There are so many extraordinary moments, beautiful shots and intoxicating rushes of pure teenage adrenalin in British filmmaker Andrea Arnold's fractured portrait of American teenagers. Which makes it all the more frustrating that her fourth film stops short of being more than a fitfully exciting, occasionally trying and overlong experiment. Heavily musical, rowdy and fleshy, it’s structured less as a story and more as fragments hung together by disparate episodes with a strong air of on-the-road improvisation. 'American Honey' is an extreme road movie about a gang of teens selling magazine subscriptions door to door, state to state in the Midwest.
Our guide to their anarchic lifestyle is Star (Sasha Lane), a searching, still unformed girl who we follow so tightly that she might remind you of Mia in Arnold's second film 'Fish Tank' (and once again Arnold's regular cinematographer Robbie Ryan shoots 'American Honey' right up close, claustrophobically, in the near-square Academy ratio). We first meet Star caring for two young kids and trying to avoid the gropes of a drunken man who seems to be her father. But it's not long before she bumps into funny but dangerous Jake (Shia LaBeouf), tough, suspicious Krystal (Riley Keough) and their door-to-door sales gang, and she makes the call to up sticks and hit the road with them.
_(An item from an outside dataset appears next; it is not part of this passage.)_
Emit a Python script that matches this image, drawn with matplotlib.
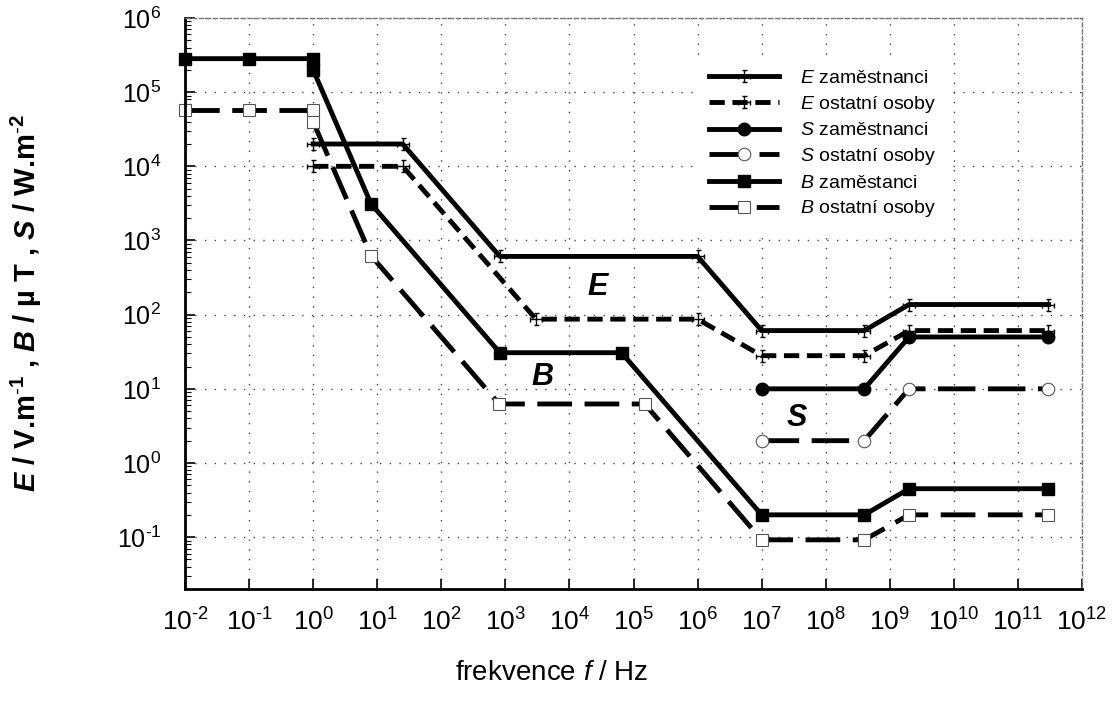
import math
import matplotlib
matplotlib.use("Agg")
import matplotlib.pyplot as plt
from matplotlib.path import Path
from matplotlib.ticker import FuncFormatter

plt.rcParams['font.family'] = ['Liberation Sans', 'DejaVu Sans']
plt.rcParams['mathtext.fontset'] = 'custom'
plt.rcParams['mathtext.rm'] = 'Liberation Sans'
plt.rcParams['mathtext.it'] = 'Liberation Sans:italic'
plt.rcParams['mathtext.bf'] = 'Liberation Sans:bold'
plt.rcParams['mathtext.bfit'] = 'Liberation Sans:italic:bold'
plt.rcParams['axes.unicode_minus'] = False
plt.rcParams['lines.scale_dashes'] = False

# limitní hodnoty podle frekvence
E_zam_f = [1, 25, 820, 1e6, 1e7, 4e8, 2e9, 3e11]
E_zam = [2e4, 2e4, 610, 610, 61, 61, 137, 137]
E_ost_f = [1, 25, 3e3, 1e6, 1e7, 4e8, 2e9, 3e11]
E_ost = [1e4, 1e4, 87, 87, 28, 28, 61, 61]

S_f = [1e7, 4e8, 2e9, 3e11]
S_zam = [10, 10, 50, 50]
S_ost = [2, 2, 10, 10]

B_zam_f = [1e-2, 1e-1, 1, 1, 8, 820, 6.5e4, 1e7, 4e8, 2e9, 3e11]
B_zam = [2.83e5, 2.83e5, 2.83e5, 2e5, 3125, 30.7, 30.7, 0.2, 0.2, 0.45, 0.45]
B_ost_f = [1e-2, 1e-1, 1, 1, 8, 800, 1.5e5, 1e7, 4e8, 2e9, 3e11]
B_ost = [5.66e4, 5.66e4, 5.66e4, 4e4, 625, 6.25, 6.25, 0.092, 0.092, 0.2, 0.2]

x_exp = list(range(-2, 13))
y_exp = list(range(-1, 7))

# znacka typu "chybova usecka" v obou smerech
c = 0.4
kriz = Path(
    [(-1, 0), (1, 0), (-1, -c), (-1, c), (1, -c), (1, c),
     (0, -1), (0, 1), (-c, -1), (c, -1), (-c, 1), (c, 1)],
    [Path.MOVETO, Path.LINETO] * 6)


def mocnina(v, pos):
    k = int(round(math.log10(v)))
    s = str(abs(k))
    if k < 0:
        s = r'\text{-}' + s
    return r'$\mathdefault{10^{' + s + '}}$'


fig = plt.figure(figsize=(11.13, 7.07), dpi=100)
ax = fig.add_axes([185 / 1113, 1 - 589 / 707, 897 / 1113, 571 / 707])

lw = 3.5
ax.plot(E_zam_f, E_zam, color='black', lw=lw, marker=kriz, ms=9,
        mfc='none', mec='black', mew=1.0, clip_on=False,
        label=r'$\mathit{E}$ zaměstnanci')
ax.plot(E_ost_f, E_ost, color='black', lw=lw, ls=(0, (11, 5.5)), marker=kriz, ms=9,
        mfc='none', mec='black', mew=1.0, clip_on=False,
        label=r'$\mathit{E}$ ostatní osoby')
ax.plot(S_f, S_zam, color='black', lw=lw, marker='o', ms=9,
        mfc='black', mec='black', clip_on=False,
        label=r'$\mathit{S}$ zaměstnanci')
ax.plot(S_f, S_ost, color='black', lw=lw, ls=(0, (27, 9)), marker='o', ms=9,
        mfc='white', mec='#555555', mew=0.8, clip_on=False,
        label=r'$\mathit{S}$ ostatní osoby')
ax.plot(B_zam_f, B_zam, color='black', lw=lw, marker='s', ms=9,
        mfc='black', mec='black', clip_on=False,
        label=r'$\mathit{B}$ zaměstanci')
ax.plot(B_ost_f, B_ost, color='black', lw=lw, ls=(0, (25, 9)), marker='s', ms=9,
        mfc='white', mec='#555555', mew=0.8, clip_on=False,
        label=r'$\mathit{B}$ ostatní osoby')

ax.set_xscale('log')
ax.set_yscale('log')
ax.set_xlim(1e-2, 1e12)
ax.set_ylim(2e-2, 1e6)
ax.set_xticks([10.0 ** k for k in x_exp])
ax.set_yticks([10.0 ** k for k in y_exp])
ax.xaxis.set_major_formatter(FuncFormatter(mocnina))
ax.yaxis.set_major_formatter(FuncFormatter(mocnina))

ax.grid(True, which='major', color='#444444', ls=(0, (1, 6)), lw=1.0)
ax.tick_params(which='both', direction='in', top=False, right=False)
ax.tick_params(which='major', length=7, width=1.2)
ax.tick_params(which='minor', length=4, width=0.8)
ax.tick_params(axis='y', labelsize=18, pad=17)
ax.tick_params(axis='x', labelsize=19, pad=14)

for s in ('left', 'bottom'):
    ax.spines[s].set_linewidth(2)
    ax.spines[s].set_color('black')
for s in ('top', 'right'):
    ax.spines[s].set_linewidth(1)
    ax.spines[s].set_color('#777777')
    ax.spines[s].set_linestyle((0, (3, 2)))

ax.set_xlabel(r'frekvence $\mathit{f}$ / Hz', fontsize=20)
ax.xaxis.set_label_coords((552 - 185) / 897, -0.125)
ax.set_ylabel(r'$\mathbfit{E}$ / V.m$^{\mathbf{\text{-}1}}$ , $\mathbfit{B}$ / µ T , '
              r'$\mathbfit{S}$ / W.m$^{\mathbf{\text{-}2}}$',
              fontsize=21, fontweight='bold')
ax.yaxis.set_label_coords(-(185 - 44) / 897, 0.5)

# popisky skupin primo v grafu
for txt, xx, yy in [('E', 2.8e4, 237), ('B', 3.8e3, 14.5), ('S', 3.5e7, 4.1)]:
    ax.text(xx, yy, txt, fontsize=22, fontstyle='italic', fontweight='bold',
            ha='center', va='center')

leg = ax.legend(loc='upper left', bbox_to_anchor=(695 / 1113, 1 - 56 / 707),
                bbox_transform=fig.transFigure, borderaxespad=0, borderpad=0.7,
                fontsize=14, handlelength=3.6, handletextpad=1.1, labelspacing=0.35,
                frameon=True, fancybox=False, framealpha=1, edgecolor='none')

fig.savefig('out.png', dpi=100)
The rest of the film is an ensemble road movie. It flits between events that reflect Star's growing sense of self – encounters with potential clients, sex with Jake, risk-taking with older men – and repetitive atmospheric scenes that lean on Terrence Malick-style nature shots or on moments that capture the largely anonymous group of teens partying, fighting, singing or fucking. At its worst 'American Honey' feels like a tourist's postcard home from the American fringe – one written in Arnold's very clear hand but that also nods to filmmakers like Larry Clark and Harmony Korine and photographers like William Eggleston. At its best, it has an in-the-moment pumped teenage energy that you'd imagine is impossible to bottle but Arnold somehow has.
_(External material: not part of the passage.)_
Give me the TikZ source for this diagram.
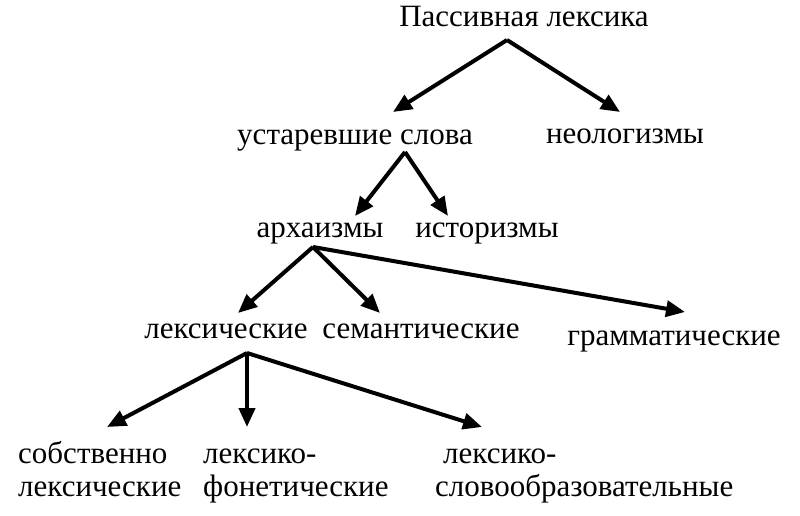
\documentclass[tikz,border=0pt]{standalone}
\usepackage{fontspec}
\setmainfont{Liberation Serif}
\newfontfamily\timesru{Liberation Serif}
\usetikzlibrary{arrows.meta}
\tikzstyle{term} = [inner sep=0pt, anchor=base, font=\timesru\fontsize{31}{33}\selectfont]
\tikzstyle{leaf} = [inner sep=0pt, anchor=base west, align=left, font=\timesru\fontsize{31}{33}\selectfont]
\tikzstyle{arrow} = [line width=4pt, -{Triangle[length=19pt,width=16pt]}]

\begin{document}
\begin{tikzpicture}[x=1pt,y=-1pt]
\useasboundingbox (0,0) rectangle (800,516);

\node (passive) [term] at (524,27) {Пассивная лексика};

\node (obsolete) [term] at (355,145) {устаревшие слова};
\node (neolog) [term] at (625,143) {неологизмы};

\node (archaism) [term] at (320,237) {архаизмы};
\node (historism) [term] at (487,237) {историзмы};

\node (lexical) [term] at (226,338) {лексические};
\node (semantic) [term] at (421,338) {семантические};
\node (grammar) [term] at (674,345) {грамматические};

% base of a two-line node is its last line
\node (proper) [leaf] at (18,496) {собственно\\лексические};
\node (phonetic) [leaf] at (203,496) {лексико-\\фонетические};
\node (wordform) [leaf] at (435,496) {\hspace*{8pt}лексико-\\словообразовательные};


\draw [arrow] ([shift={(-17,13)}]passive.base) -- ([shift={(38,-33)}]obsolete.base);
\draw [arrow] ([shift={(-17,13)}]passive.base) -- ([shift={(-5,-31)}]neolog.base);

\draw [arrow] ([shift={(50,7)}]obsolete.base) -- ([shift={(35,-21)}]archaism.base);
\draw [arrow] ([shift={(50,7)}]obsolete.base) -- ([shift={(-39,-21)}]historism.base);

\draw [arrow] ([shift={(-7,10)}]archaism.base) -- ([shift={(12,-25)}]lexical.base);
\draw [arrow] ([shift={(-7,10)}]archaism.base) -- ([shift={(-41,-25)}]semantic.base);
\draw [arrow] ([shift={(-7,10)}]archaism.base) -- ([shift={(11,-33)}]grammar.base);

\draw [arrow] ([shift={(21,15)}]lexical.base) -- ([shift={(89,-69)}]proper.base west);
\draw [arrow] ([shift={(21,15)}]lexical.base) -- ([shift={(44,-69)}]phonetic.base west);
\draw [arrow] ([shift={(21,15)}]lexical.base) -- ([shift={(47,-69)}]wordform.base west);

\end{tikzpicture}
\end{document}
It's Arnold's first film shot in America. How much you warm to it might depend on whether you feel she's discovered something new making it. Or if she's has simply transferred ideas explored in her British films about teenage discovery, pain and bliss to a new backdrop. What does feel especially fresh is her light-touch suggestion that her gang of more-or-less endearing misfits are somehow a microcosm of American capitalism and the American dream – a social experiment in money, sex, power and belonging. Her main character, Star, sometimes gets lost along the way, but that's probably a point in itself. It's a bold film, full of energy and spunk, but a patchy, half-formed, rambling one too.